For those teachers of ELL students in PreK-2 general education classrooms, the need to support academic language development is crucial. To ensure that ELL students are not left behind in the general education classroom, teachers can consult with the knowledge and expertise of the ESL teacher in crucial areas the knowledge and expertise of an ESL teacher. Through collaboration, teachers can promote academic oral language use and vocabulary learning in order to help ELL students make connections between spoken and written language in the early grades.

Teachers can scaffold or "break down" academic knowledge in both listening and reading based formats. The process by which teachers integrate to support vocabulary and reading development is a concept known as "balanced literacy" and teachers need to be able to integrate oracy, reading and writing in their content areas and be able to use these principles in their collaboration. This goes for all grade levels and across content areas of learning.

Collaboration in the areas of literacy, language and content for PreK-2 ELL students requires:

• knowledge of effective oral reading instruction that promotes vocabulary knowledge and phonological awareness training

• knowledge of the decoding process so learners can make connections between ideas while reading.

• knowledge of effective fluency strategies which at-risk and struggling ELL students need early on in the decoding process.

Using an ESL Co-Teaching Framework

Recognizing the value and expertise of an ESL teacher is central to the idea that a partnership between ESL and content area teachers can impact academic achievement of ELL students. For some teachers, co-teaching may not be an option if there is no ESL teacher on site or if teachers lack the necessary preparation for effectively educating this group.

Co-teaching in Action

In a supportive ESL co-teaching framework, a kindergarten teacher for example, observes a special education teacher who teaches several groups of students with special needs including ELL students. The special education teacher becomes familiar with the role of the kindergarten teacher through a hands-on experience by supporting and assisting. Together, they enjoy a hands-on learning experience, by sharing materials and planning collectively with a colleague who is equally invested in the students' achievement.

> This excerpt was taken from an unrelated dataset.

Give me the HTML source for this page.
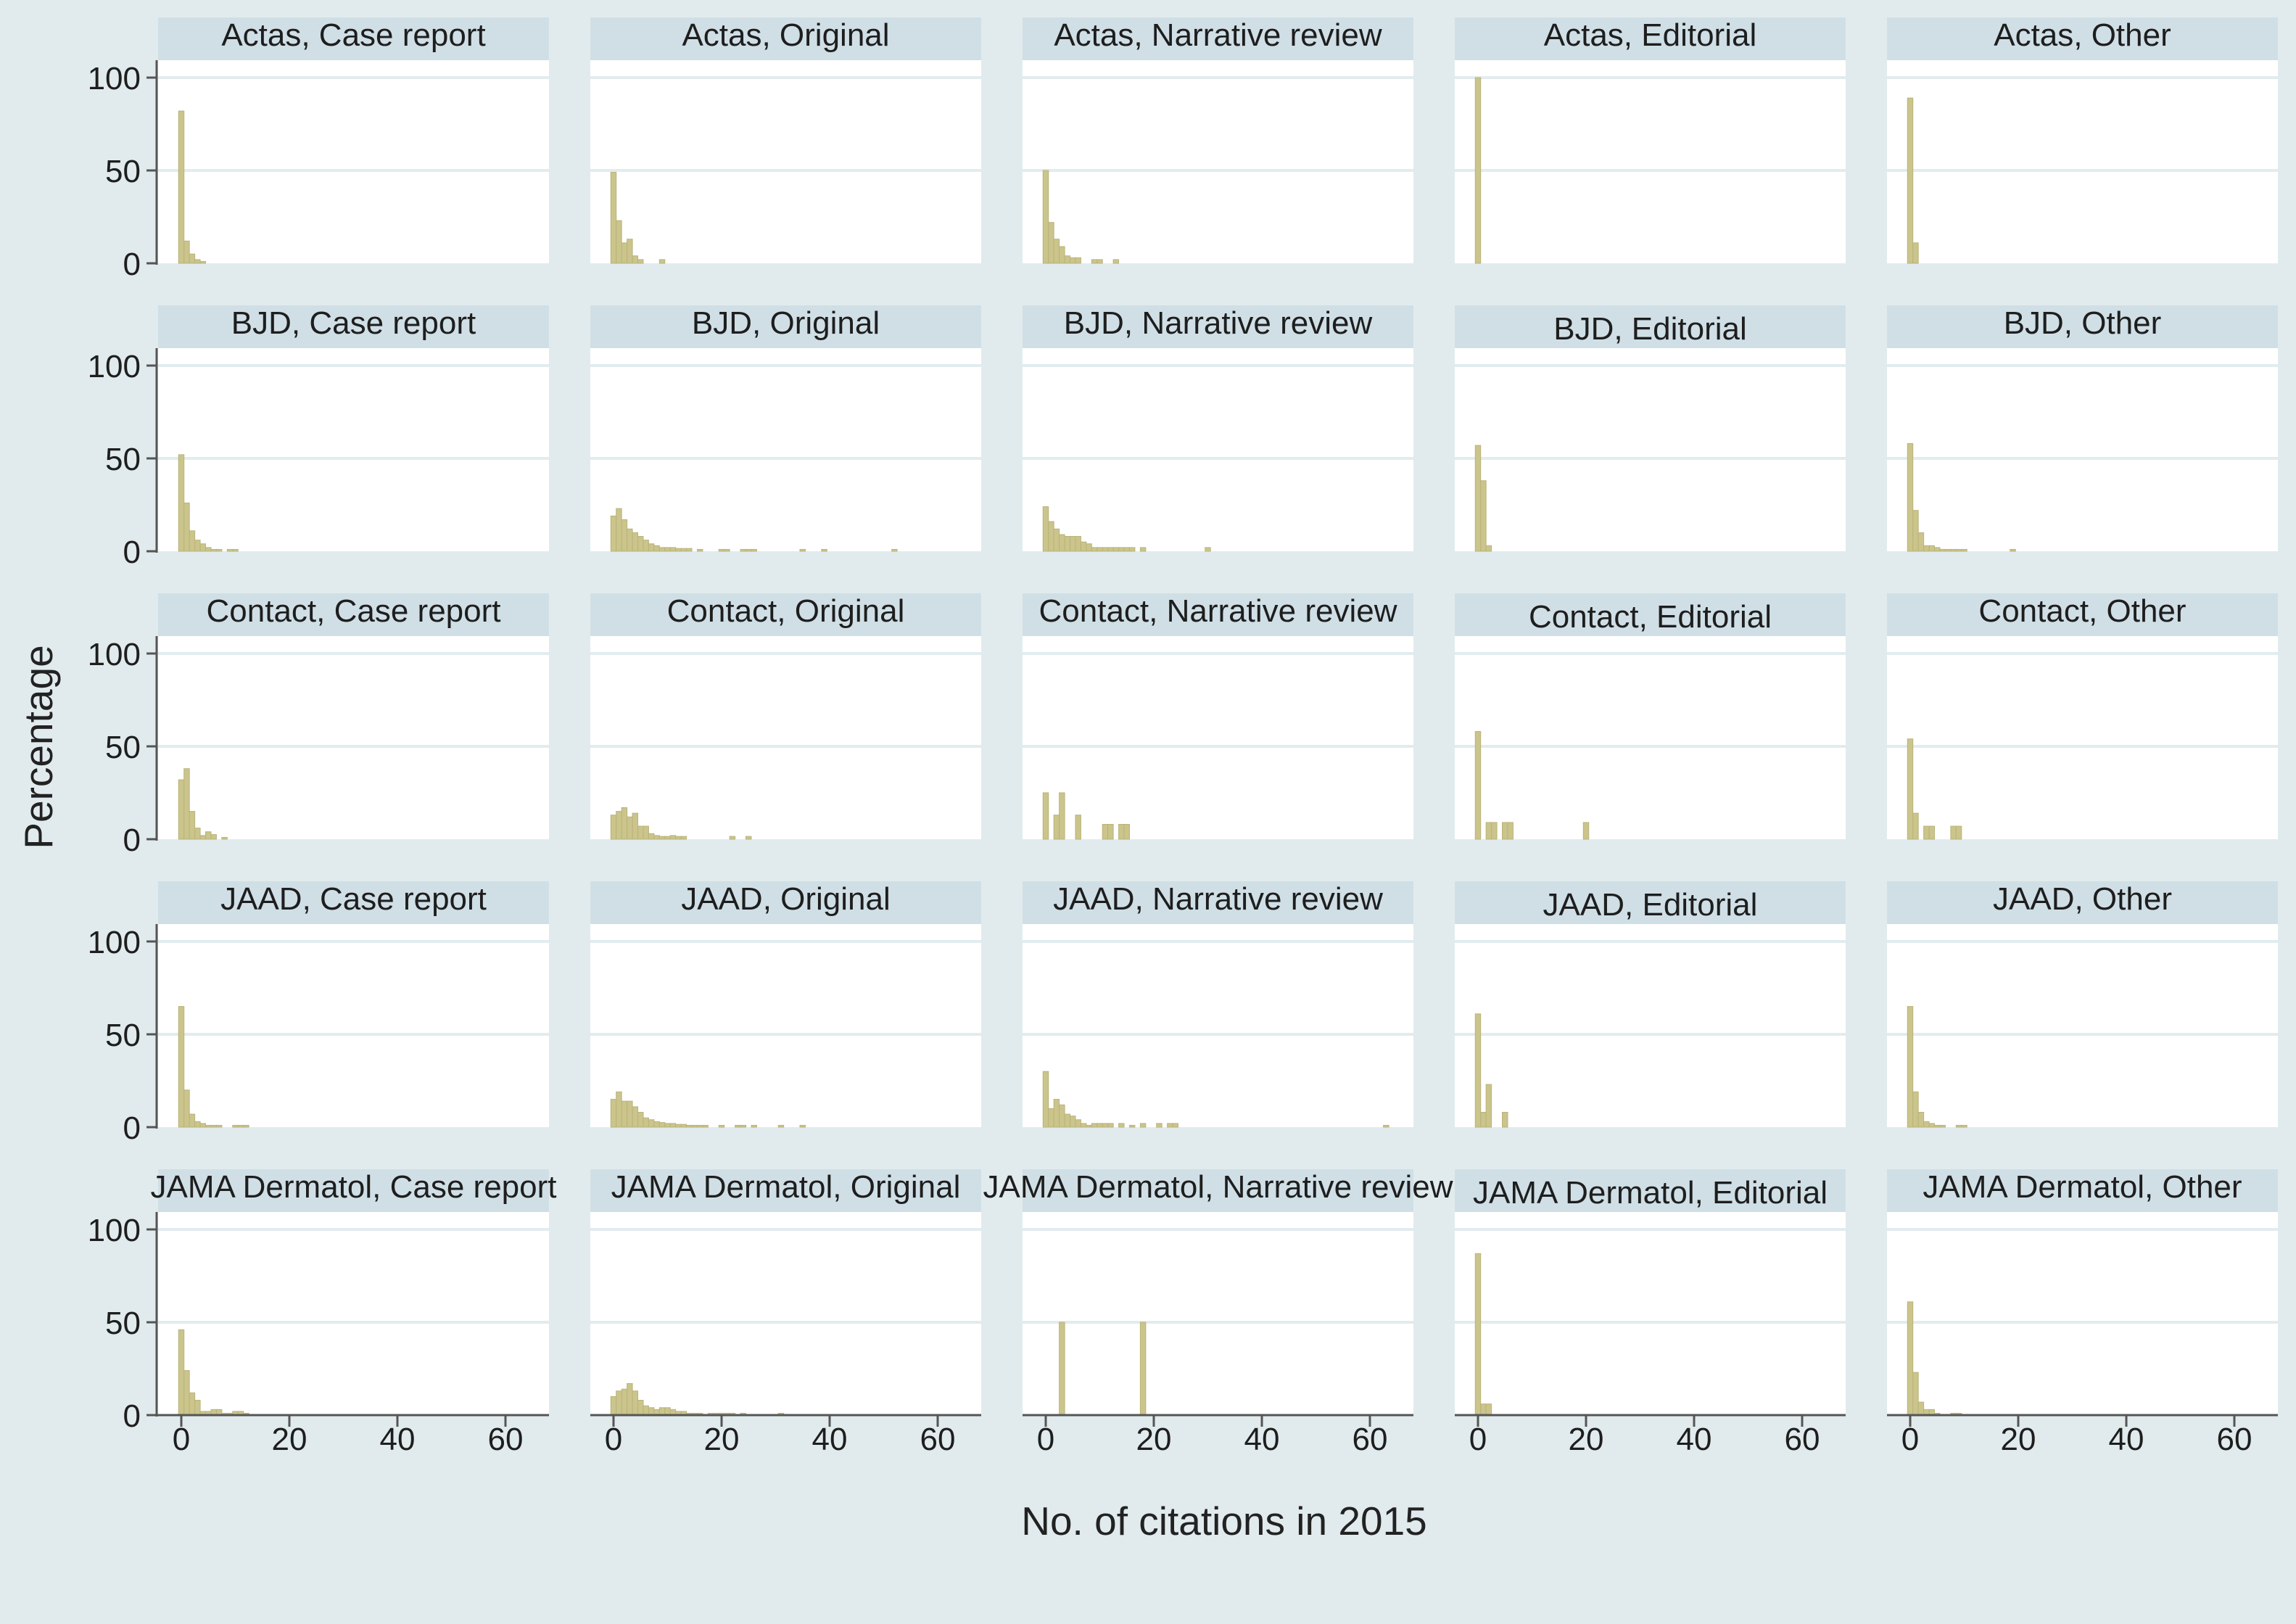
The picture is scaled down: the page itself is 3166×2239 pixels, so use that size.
<!DOCTYPE html>
<html><head><meta charset="utf-8">
<style>
html,body{margin:0;padding:0;background:#e1ebed;}
svg{display:block;font-family:"Liberation Sans",sans-serif;}
</style></head>
<body>
<svg id="chart" width="3166" height="2239" viewBox="0 0 3166 2239" xmlns="http://www.w3.org/2000/svg">
<rect x="0" y="0" width="3166" height="2239" fill="#e1ebed"/>
<text x="1688" y="2116" font-size="55" text-anchor="middle" fill="#222">No. of citations in 2015</text>
<text x="0" y="0" font-size="55" text-anchor="middle" fill="#222" transform="translate(72,1030) rotate(-90)">Percentage</text>
</svg>
<script>
const journals = ["Actas","BJD","Contact","JAAD","JAMA Dermatol"];
const types = ["Case report","Original","Narrative review","Editorial","Other"];
const yTicks = [0,50,100];
const xTicks = [0,20,40,60];
// percentages per citation count (index = no. of citations)
const actasCase = [82,12,5,2,1];
const actasOrig = [49,23,11,13,4,2,0,0,0,2];
const actasNarr = [50,22,13,9,4,3,3,0,0,2,2,0,0,2];
const actasEdit = [100];
const actasOther = [89,11];
const bjdCase = [52,26,11,6,4,2,1,1,0,1,1];
const bjdOrig = [19,23,17,12,10,8,6,4,3,2,2,2,1.5,1.5,1.5,0,1,0,0,0,1,1,0,0,1,1,1,0,0,0,0,0,0,0,0,1,0,0,0,1,0,0,0,0,0,0,0,0,0,0,0,0,1];
const bjdNarr = [24,16,12,9,8,8,8,5,4,2,2,2,2,2,2,2,2,0,2,0,0,0,0,0,0,0,0,0,0,0,2];
const bjdEdit = [57,38,3];
const bjdOther = [58,22,10,3,3,2,1,1,1,1,1,0,0,0,0,0,0,0,0,1];
const contactCase = [32,38,15,6,2,4,2.5,0,1];
const contactOrig = [13,15,17,12,14,7,7,3,2,1.5,1.5,2,1.5,1.5,0,0,0,0,0,0,0,0,1.5,0,0,1.5];
const contactNarr = [25,0,13,25,0,0,13,0,0,0,0,8,8,0,8,8];
const contactEdit = [58,0,9,9,0,9,9,0,0,0,0,0,0,0,0,0,0,0,0,0,9];
const contactOther = [54,14,0,7,7,0,0,0,7,7];
const jaadCase = [65,20,7,3,2,1,1,1,0,0,1,1,1];
const jaadOrig = [15,19,14,14,11,8,5,4,3,2.5,2,2,1.5,1.5,1,1,1,1,0,0,1,0,0,1,1,0,1,0,0,0,0,1,0,0,0,1];
const jaadNarr = [30,10,15,12,7,6,4,2,1,2,2,2,2,0,2,0,1,0,2,0,0,2,0,2,2,0,0,0,0,0,0,0,0,0,0,0,0,0,0,0,0,0,0,0,0,0,0,0,0,0,0,0,0,0,0,0,0,0,0,0,0,0,0,1];
const jaadEdit = [61,8,23,0,0,8];
const jaadOther = [65,19,8,3,2,1,1,0,0,1,1];
const jamaCase = [46,24,12,8,2,2,3,3,1,1,2,2,1];
const jamaOrig = [10,13,14,17,13,8,5,4,3,4,4,3,2,2,1,1,1,0,1,1,1,1,1,0,1,0,0,0,0,0,0,1];
const jamaNarr = [0,0,0,50,0,0,0,0,0,0,0,0,0,0,0,0,0,0,50];
const jamaEdit = [87,6,6];
const jamaOther = [61,23,7,3,3,1,0,0,1,1];
const panelData = [
  [actasCase,actasOrig,actasNarr,actasEdit,actasOther],
  [bjdCase,bjdOrig,bjdNarr,bjdEdit,bjdOther],
  [contactCase,contactOrig,contactNarr,contactEdit,contactOther],
  [jaadCase,jaadOrig,jaadNarr,jaadEdit,jaadOther],
  [jamaCase,jamaOrig,jamaNarr,jamaEdit,jamaOther]
];

const NS = "http://www.w3.org/2000/svg";
const svg = document.getElementById('chart');
const colLeft = c => 218 + c*596;
const W = 539;
const stripTop = r => 24 + r*397;
const zeroY = r => stripTop(r) + 339;
const yScale = (r,v) => zeroY(r) - v*2.56;
const xScale = (c,u) => colLeft(c) + 32 + u*7.45;
function mk(tag, attrs, parent){
  const e = document.createElementNS(NS, tag);
  for (const k in attrs) e.setAttribute(k, attrs[k]);
  (parent||svg).appendChild(e);
  return e;
}
for (let r=0;r<5;r++){
  for (let c=0;c<5;c++){
    const g = mk('g',{});
    
    
    const L = colLeft(c), T = stripTop(r);
    const strip = mk('rect',{x:L,y:T,width:W,height:59,fill:'#d0dfe6'},g);
    
    
    const plot = mk('rect',{x:L,y:T+59,width:W,height:zeroY(r)-T-59,fill:'#ffffff'},g);
    
    
    const off = (c===3 && r>0) ? 8 : 0;
    const t = mk('text',{x:L+W/2,y:T+39+off,'font-size':44,'text-anchor':'middle',fill:'#1e1e1e'},g);
    t.textContent = journals[r] + ', ' + types[c];
    
    
    [50,100].forEach(v=>{
      const gl = mk('line',{x1:L,x2:L+W,y1:yScale(r,v),y2:yScale(r,v),stroke:'#e2ecef','stroke-width':4},g);
      
      
    });
    const vals = panelData[r][c];
    vals.forEach((v,i)=>{
      if (v<=0) return;
      const x0 = xScale(c,i-0.5), x1 = xScale(c,i+0.5);
      const b = mk('rect',{x:x0,y:yScale(r,v),width:x1-x0,height:zeroY(r)-yScale(r,v),fill:'#cbc58c',stroke:'#b9b37a','stroke-width':1},g);
      
      
    });
    if (c===0){
      const ax = mk('line',{x1:216,x2:216,y1:T+59,y2:zeroY(r)+2,stroke:'#555','stroke-width':3},g);
      
      
      yTicks.forEach(v=>{
        const tk = mk('line',{x1:202,x2:216,y1:yScale(r,v),y2:yScale(r,v),stroke:'#555','stroke-width':3},g);
        
        
        const lb = mk('text',{x:194,y:yScale(r,v)+16,'font-size':44,'text-anchor':'end',fill:'#1e1e1e'},g);
        lb.textContent = v;
        
        
      });
    }
    if (r===4){
      const xa = mk('line',{x1:(c===0?202:L),x2:L+W,y1:zeroY(r),y2:zeroY(r),stroke:'#555','stroke-width':3},g);
      
      
      xTicks.forEach(u=>{
        const tk = mk('line',{x1:xScale(c,u),x2:xScale(c,u),y1:zeroY(r),y2:zeroY(r)+16,stroke:'#555','stroke-width':3},g);
        
        
        const lb = mk('text',{x:xScale(c,u),y:zeroY(r)+48,'font-size':44,'text-anchor':'middle',fill:'#1e1e1e'},g);
        lb.textContent = u;
        
        
      });
    }
  }
}
</script>
</body></html>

Co-teaching can also take form of teacher-teams which include general education and special education teachers, paraprofessionals, and building specialists who also design the intervention plan at different tiers to discuss the role of second language acquisition issues and ESL strategies for co-teaching.

It is only recently, that teacher collaboration for the sake of English language learners is gathering more attention from the educational community. I invite all teachers (general-education, content area, and ESL specialists) to set out on a journey beginning with collaboration and moving toward co-teaching for the sake of English language learners, which may be a new concept in many schools across the nation.